A 2019 article in The Drive spelled out some of the other main FLRAA program requirements: "The Army wants the FLRAA to have a top speed of 250 knots, or more than 285 miles per hour, and potentially up to 280 knots, or more than 320 miles per hour. The maximum speed of the Army's latest iteration of the Black Hawk, the UH-60M, is still under 200 miles per hour.

"The FLRAA should also have an unrefueled combat radius of 200 nautical miles and possibly over 300 nautical miles. The threshold requirement for rotorcraft's maximum range, which it could use to self-deploy to forward locations, would be at least 1,725 nautical miles, while the objective goal is 2,440 nautical miles."

The Drive also said the winning design should hold at least 12 passengers and up to 4,000 lb or cargo, or a combo of both.

Part aircraft and part helicopter, the clean-sheet Bell V-280 Valor (which has similarities to the V-22 Osprey flown by the U.S. Navy, Marines, and Special Ops) progressed through design, manufacturing, and more than three years of rigorous flight testing that provided extensive data validating the technical and operational advantages of the aircraft for the long-range assault mission.

It also beat out the Sikorsky-Boeing SB-1 Defiant compound coaxial helicopter to be named the Army's winning design.

"This down-select represents a strategic pivot for Army Aviation to the transformational speed and range our Army needs to dominate future battlefields," said Maj. Gen. Walter Rugen, director of the Future Vertical Lift Cross-Functional Team, in a Dec. 5, 2022, announcement about the award selection. "The prototyping and risk-reduction efforts allowed the Army to significantly reduce the time needed to get to today's announcement."

The announcement also stated, "FLRAA will expand the depth of the battlefield by extending the reach of air assault missions and enabling ground forces to converge through decentralized operations at extended distances. FLRAA's inherent reach and standoff capabilities will ensure mission success through tactical maneuver at operational and strategic distances."

"This is an exciting time for the U.S. Army, Bell, and Team Valor as we modernize the Army's aviation capabilities for decades to come," said Mitch Snyder, president and CEO of Bell. "Bell has a long history supporting Army Aviation, and we are ready to equip Soldiers with the speed and range they need to compete and win using the most mature, reliable, and affordable high-performance, long-range assault weapon system in the world."
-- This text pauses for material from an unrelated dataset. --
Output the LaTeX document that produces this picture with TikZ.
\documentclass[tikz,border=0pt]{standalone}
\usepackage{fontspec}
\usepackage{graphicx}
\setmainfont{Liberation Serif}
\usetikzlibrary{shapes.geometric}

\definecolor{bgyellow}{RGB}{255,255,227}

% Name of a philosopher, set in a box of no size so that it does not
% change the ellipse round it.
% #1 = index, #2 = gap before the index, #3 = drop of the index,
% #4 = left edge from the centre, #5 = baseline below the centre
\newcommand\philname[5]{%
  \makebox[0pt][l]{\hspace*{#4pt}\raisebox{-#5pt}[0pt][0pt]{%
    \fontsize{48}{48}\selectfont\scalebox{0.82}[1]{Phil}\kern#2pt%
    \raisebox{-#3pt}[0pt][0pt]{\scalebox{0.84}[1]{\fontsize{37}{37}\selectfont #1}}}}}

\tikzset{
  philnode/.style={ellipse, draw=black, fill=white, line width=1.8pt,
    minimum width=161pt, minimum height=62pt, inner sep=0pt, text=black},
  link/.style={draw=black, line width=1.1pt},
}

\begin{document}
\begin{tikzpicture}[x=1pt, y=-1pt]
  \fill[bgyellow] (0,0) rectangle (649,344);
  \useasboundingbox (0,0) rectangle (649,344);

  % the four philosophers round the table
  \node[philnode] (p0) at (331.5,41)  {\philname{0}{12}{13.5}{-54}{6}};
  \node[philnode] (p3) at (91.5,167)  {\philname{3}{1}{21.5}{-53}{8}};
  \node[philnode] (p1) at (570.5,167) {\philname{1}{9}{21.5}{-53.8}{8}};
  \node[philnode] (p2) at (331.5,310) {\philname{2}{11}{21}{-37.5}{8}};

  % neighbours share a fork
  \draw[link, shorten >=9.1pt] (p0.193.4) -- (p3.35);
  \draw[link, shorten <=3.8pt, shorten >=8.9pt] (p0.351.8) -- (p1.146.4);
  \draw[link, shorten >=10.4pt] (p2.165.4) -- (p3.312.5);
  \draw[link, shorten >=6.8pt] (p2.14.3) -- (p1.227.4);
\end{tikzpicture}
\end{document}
The award builds on a decade of the V-280 Valor's progress through design, manufacturing, and thorough testing to demonstrate that the aircraft will deliver on the FLRAA program requirements. Bell and its industry partners have systematically validated the V-280 aircraft and their modular open systems approach in collaboration with the Army.

According to Breaking Defense, "The tiltrotor's speed is truly remarkable. By comparison, the demonstrated top speed is almost 60 knots faster than any competing technology." This Oct. 7, 2022, article also states, "While the V-280 presents a slightly wider footprint than the Black Hawk, it also enables the V-280 to be more than 20% shorter while, importantly, lacking exposed rotors on the leading and trailing edge of that footprint. This footprint provides landing zone flexibility and improved Soldier safety 360 degrees around the aircraft, which is unique to the V-280 configuration. With routine tilting of the proprotors, actions in and out of the landing zone do not require any clutching or de-clutching mechanisms of complex propulsors."
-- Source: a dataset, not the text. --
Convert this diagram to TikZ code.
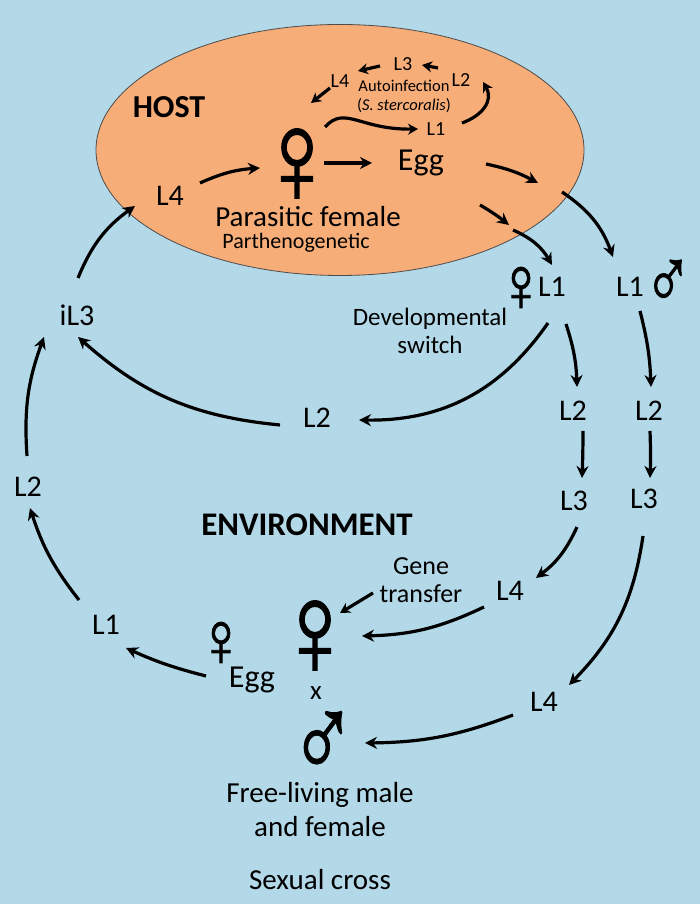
\documentclass[tikz,border=0pt]{standalone}
\usepackage{fontspec}
\setmainfont{Carlito}
\newfontfamily\symfont[FakeBold=1.2]{Liberation Sans}
\newcommand{\femsym}{\scalebox{0.82}[1]{\char"2640}}
\newcommand{\malsym}{\scalebox{0.75}[1]{\char"2642}}
\usepackage{tikz}
\usetikzlibrary{arrows.meta,positioning,shapes,calc}

\begin{document}
\begin{tikzpicture}[
    x=1pt, y=1pt,
    larva/.style={inner sep=3pt, font=\fontsize{30}{34}\selectfont},
    minilarva/.style={inner sep=2pt, font=\fontsize{20}{22}\selectfont},
    caption/.style={inner sep=2pt, align=center, font=\fontsize{25}{28}\selectfont},
    heading/.style={inner sep=0pt, font=\fontsize{33}{36}\selectfont\bfseries},
    bigsym/.style={inner sep=0pt, font=\symfont\fontsize{132}{132}\selectfont},
    smallsym/.style={inner sep=0pt, font=\symfont\fontsize{78}{78}\selectfont},
    flow/.style={-{Stealth[length=12pt,width=12pt]}, line width=3.2pt, black},
    miniflow/.style={-{Stealth[length=10pt,width=11pt]}, line width=3.2pt, black}
]
\definecolor{envblue}{HTML}{B3D8E7}
\definecolor{hostorange}{HTML}{F7AD78}

% Background and host ellipse
\fill[envblue] (0,0) rectangle (700,904);
\useasboundingbox (0,0) rectangle (700,904);
\node[ellipse, draw=black!70, fill=hostorange, line width=0.8pt, minimum width=488pt, minimum height=251pt, inner sep=0pt] (host) at (340,754) {};

% Headings
\node[heading, font=\fontsize{32}{36}\selectfont\bfseries] (hostlabel) at (169,797) {HOST};
\node[heading] (envlabel) at (307,379) {ENVIRONMENT};

% Autoinfection loop
\node[minilarva] (autoL1) at (436,775) {L1};
\node[minilarva] (autoL2) at (461,824) {L2};
\node[minilarva] (autoL3) at (403,840) {L3};
\node[minilarva] (autoL4) at (340,823) {L4};
\node[caption, font=\fontsize{16.5}{19}\selectfont] (autotext) at (404,808) {Autoinfection\\(\textit{S. stercoralis})};

% Parasitic generation
\node[bigsym] (parfemale) at (297,738) {\femsym};
\node[larva, font=\fontsize{32}{36}\selectfont] (eggH) at (421,741) {Egg};
\node[larva] (L4H) at (170,708) {L4};
\node[caption, font=\fontsize{29}{32}\selectfont] (parlabel) at (308,687) {Parasitic female};
\node[caption, font=\fontsize{22}{24}\selectfont] (parthlabel) at (296,661) {Parthenogenetic};
\coordinate (rimA) at (538,721);
\coordinate (rimB) at (509,679);
\coordinate (rimC) at (513,674);
\coordinate (rimD) at (562,712);

% Female and male first stage
\node[smallsym] (femL1sym) at (521,615) {\femsym};
\node[larva] (femL1) at (552,617) {L1};
\node[larva] (malL1) at (630,617) {L1};
\node[smallsym, font=\symfont\fontsize{86}{86}\selectfont] (malL1sym) at (668,620) {\malsym};
\node[caption] (switchlabel) at (430,573) {Developmental\\switch};

% Right hand columns
\node[larva] (femL2) at (573,493) {L2};
\node[larva] (femL3) at (574,403) {L3};
\node[larva] (femL4) at (510,313) {L4};
\node[larva] (malL2) at (649,493) {L2};
\node[larva] (malL3) at (644,405) {L3};
\node[larva] (malL4) at (544,202) {L4};

% Infective route
\node[larva] (L2mid) at (317,486) {L2};
\node[larva] (iL3) at (77,589) {iL3};
\node[larva] (L2left) at (28,417) {L2};
\node[larva] (L1left) at (106,279) {L1};

% Free-living adults and the cross
\node[smallsym] (eggsym) at (221,260) {\femsym};
\node[larva, font=\fontsize{32}{36}\selectfont] (eggF) at (252,224) {Egg};
\node[bigsym] (freefemale) at (315,266) {\femsym};
\node[larva, font=\fontsize{27}{30}\selectfont] (crossx) at (316,211) {x};
\node[bigsym, font=\symfont\fontsize{119}{119}\selectfont] (freemale) at (323,159) {\malsym};
\node[caption, font=\fontsize{26}{28}\selectfont] (genelabel) at (421,324) {Gene\\transfer};
\node[caption, font=\fontsize{29}{34}\selectfont] (freelabel) at (320,94) {Free-living male\\and female};
\node[caption, font=\fontsize{29}{32}\selectfont] (crosslabel) at (320,24) {Sexual cross};

% Autoinfection arrows
\draw[miniflow] ($(parfemale)+(28,39)$) .. controls (345,799) and (360,774) .. ($(autoL1)+(-18,0)$);
\draw[miniflow] ($(autoL1)+(26,6)$) to[out=20, in=-60, looseness=1.2] ($(autoL2)+(22,-2)$);
\draw[miniflow] ($(autoL2)+(-23,12)$) -- ($(autoL3)+(19,-1)$);
\draw[miniflow] ($(autoL3)+(-23,-2)$) -- ($(autoL4)+(18,10)$);
\draw[miniflow] ($(autoL4)+(-10,-7)$) -- ($(parfemale)+(14,63)$);

% Parasitic arrows
\draw[flow] ($(L4H)+(30,13)$) to[bend left=10] ($(parfemale)+(-37,-2)$);
\draw[flow] ($(parfemale)+(27,3)$) -- ($(eggH)+(-49,0)$);
\draw[flow] ($(eggH)+(65,-1)$) to[bend left=8] (rimA);
\draw[flow] ($(eggH)+(59,-42)$) to[bend left=4] (rimB);
\draw[flow] (rimC) to[bend left=18] ($(femL1)+(0,22)$);
\draw[flow] (rimD) to[bend left=18] ($(malL1)+(-17,30)$);

% Column arrows
\draw[flow] ($(femL1)+(14,-37)$) to[bend left=8] ($(femL2)+(4,24)$);
\draw[flow] ($(femL2)+(10,-20)$) to[bend left=1] ($(femL3)+(8,23)$);
\draw[flow] ($(femL3)+(3,-26)$) to[bend left=14] ($(femL4)+(26,13)$);
\draw[flow] ($(femL4)+(-26,-16)$) to[bend left=12] ($(freefemale)+(47,2)$);
\draw[flow] ($(malL1)+(10,-24)$) to[bend left=6] ($(malL2)+(2,24)$);
\draw[flow] ($(malL2)+(1,-20)$) to[bend left=2] ($(malL3)+(6,21)$);
\draw[flow] ($(malL3)+(-1,-37)$) to[bend left=18] ($(malL4)+(25,17)$);
\draw[flow] ($(malL4)+(-31,-13)$) to[bend left=10] ($(freemale)+(42,2)$);
\draw[miniflow] ($(genelabel)+(-48,-13)$) -- ($(freefemale)+(25,25)$);

% Route back to the host
\draw[flow] ($(femL1)+(-4,-36)$) to[bend left=28] ($(L2mid)+(42,-2)$);
\draw[flow] ($(L2mid)+(-37,-7)$) to[bend left=18] ($(iL3)+(1,-22)$);
\draw[flow] ($(iL3)+(1,37)$) to[bend left=16] ($(L4H)+(-35,-10)$);
\draw[flow] ($(L2left)+(-1,31)$) to[bend left=12] ($(iL3)+(-33,-22)$);
\draw[flow] ($(L1left)+(-27,25)$) to[bend left=10] ($(L2left)+(2,-21)$);
\draw[flow] ($(eggF)+(-46,4)$) to[bend left=5] ($(L1left)+(20,-23)$);

\end{tikzpicture}
\end{document}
According to Bell, the initial contract refines the weapon system design, sustainment, digital enterprise, manufacturing, systems integration, flight testing, and airworthiness qualification.

Bell describes the V-280 as "purpose-built to revolutionize the reach and effectiveness of each mission while offering unmatched maneuverability, reduced downtime, and elevated mission safety." Valor can fit a crew of 4 and hold up to 14 troops. It has a top speed of 280 knots (322 mph), a combat range of 500 to 800 nautical miles (580 to 920 miles), and a ferry range of 2,100 nautical miles (2,400 miles). Its service ceiling is 6,000 ft. It is powered by two Rolls-Royce AE 1107F engines. The 1107F is a derivative of the Rolls-Royce T406/AE 1107C used on the Osprey.

Among the aircraft's many benefits, Bell lists tiltrotors that "provide overmatch in lower-tier air domains" and a vehicle that can "take on any situation with the speed and range of a turboprop aircraft and advanced agility greater than a traditional helicopter." The company also says the fixed engine nacelle design "means reduced manufacturing costs and better performance, maintainability, and sustainability." Valor has also demonstrated autonomous capabilities.

According to Forbes, the award win "sets the table for an initial acquisition worth up to $1.3 billion. According to the Army's program executive officer for aviation, Major General Rob Barrie, a follow-on low-rate production phase could be worth roughly $7 billion and a fully-realized production run including potential foreign military sales may come to somewhere in the neighborhood of $70 billion."